Past that, we're not allowed to provide information on why a particular email 
or campaign was sent to junk or silently dropped, and honestly, I have never 
been motivated to figure out the mechanics. Remember that, "Each Sender is 
Unique!", and there's millions of them, and Billions of emails an hour, let 
alone a day.

Aloha,
Michael.
--
Sent from my Windows Phone
________________________________
From: Duncan Brannen<mailto:d...@st-andrews.ac.uk>
Sent: ‎6/‎9/‎2016 1:16 AM
To: mailop@mailop.org<mailto:mailop@mailop.org>
Subject: Re: [mailop] Microsoft/Hotmail discards mails

Hi,
    Just to throw our tuppence worth in.  We have the same problem.  It seems 
to be noticed when we send out offers of a place of study, a noticeable 
percentage of the emails
are never received despite being accepted by Hotmail / outlook / live.com for 
delivery.  We’re signed up for JMRP / SNDS, have opened tickets but can’t get 
anything
back other than a canned response.  (unusual activity or eligible/not eligible 
for partial mitigation)

Is there a method for feeding back suggestions about this, eg a notification 
along the lines of the Junk report mechanism?  By the sounds of it, there 
really isn’t any way to find out
why emails are silently junked and asking applicants to whitelist the 
University would seem to be the only way to mitigate? Does Returnpath / Sender 
score help in any way here?

One thought is to move all of our ‘business’ (ie official comms to applicants 
and enquirers) to one IP and keep staff/student / bulk email to eg alumni to a 
different IP but if anyone
has any suggestions I’m open to them.

Cheers,
        Duncan


On 09/06/2016, 03:08, "mailop on behalf of Michael Wise via mailop" 
<mailop-boun...@mailop.org on behalf of 
mailop@mailop.org<mailto:mailop-boun...@mailop.org%20on%20behalf%20of%20mai...@mailop.org>>
 wrote:


At the request of the customer-base, traffic that is classified as sufficiently 
spammy (by various "Black Box" algorithms that I have no knowledge of the inner 
workings...) is deleted even after a successful delivery.

At one point, Hotmail tried to turn off the delete action for sufficiently 
spammy, and just delivered it into Junk; Customers complained. Loudly. So 
whether the system is correctly classifying your traffic or not, I cannot say. 
But the behavior is not unexpected in certain scenarios. Which one of them 
applies to you, I cannot say. Even if I wanted to! But I really have no idea, 
and no way to find out.

This "Delete" action is a well-known mitigation that is not unique to Hotmail.

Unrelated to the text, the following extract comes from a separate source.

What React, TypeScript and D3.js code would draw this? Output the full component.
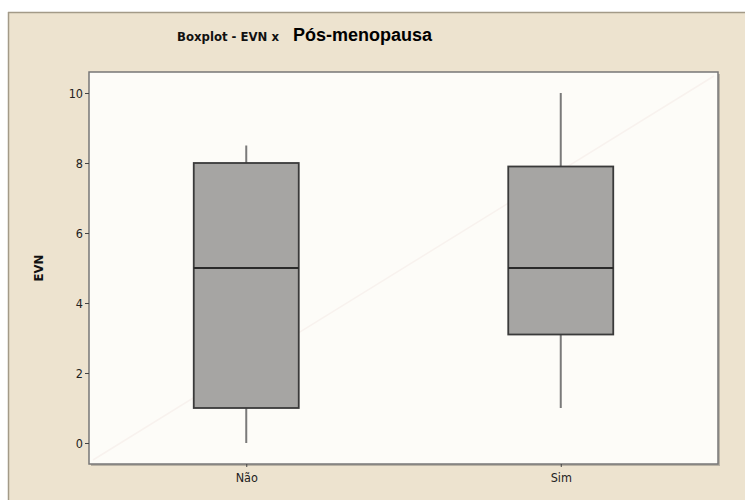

About the only way around it would be to login to your test account, and safe 
sender the sending email address.
Among other things, that will force the system to reconsider the verdict that 
it has assigned to the IP and the traffic coming from it.

It's possible that the IPs have a left-over bad reputation from a previous 
sender, but that's difficult to tell.

Good luck.

Aloha,
Michael.
--
Michael J Wise | Microsoft | Spam Analysis | "Your Spam Specimen Has Been 
Processed." | Got the Junk Mail Reporting Tool ?

-----Original Message-----
From: mailop [mailto:mailop-boun...@mailop.org] On Behalf Of Andreas Ziegler
Sent: Wednesday, June 8, 2016 6:50 PM
To: mailop@mailop.org<mailto:mailop@mailop.org>
Subject: [mailop] Microsoft/Hotmail discards mails

Hi,

a user of my server complained, that some of his mails don't reach mail 
accounts from hotmail/live/outlook etc. that complaint is nothing new, the 
problem exists for months now.

the users mails are dkim signed, the domain has DKIM and SPF TXT DNS records, 
since yesterday there is also a DMARC record.

i investigated further, set up test accounts on both ends and indeed, they are 
accepting the mail with 250 but it doesn't appear in the inbox or even junk 
folder.

According to SNDS, the IP has "normal status" and no events are logged.
i reached out to them through their form two times and got the same answer 
twice, that the IP doesn't qualify for mitigation.

the thing is, i can't figure out
a) why they discard the mails
b) why they don't reject them, that would be much better

we're a low volume sender, so i investigated the logs manually and can't find 
any outgoing spam.

all of the users recipients do really want to get these mails and are very 
upset that they don't receive them.
and even if they didn't want to, they could tell via mail or even in person, as 
all of them are at the same university (and are friends).

perhaps someone has an additional idea, another form or contact address or what 
can i try to solve this?

ticket numbers: SRX1342522740ID / SRX1342663522ID.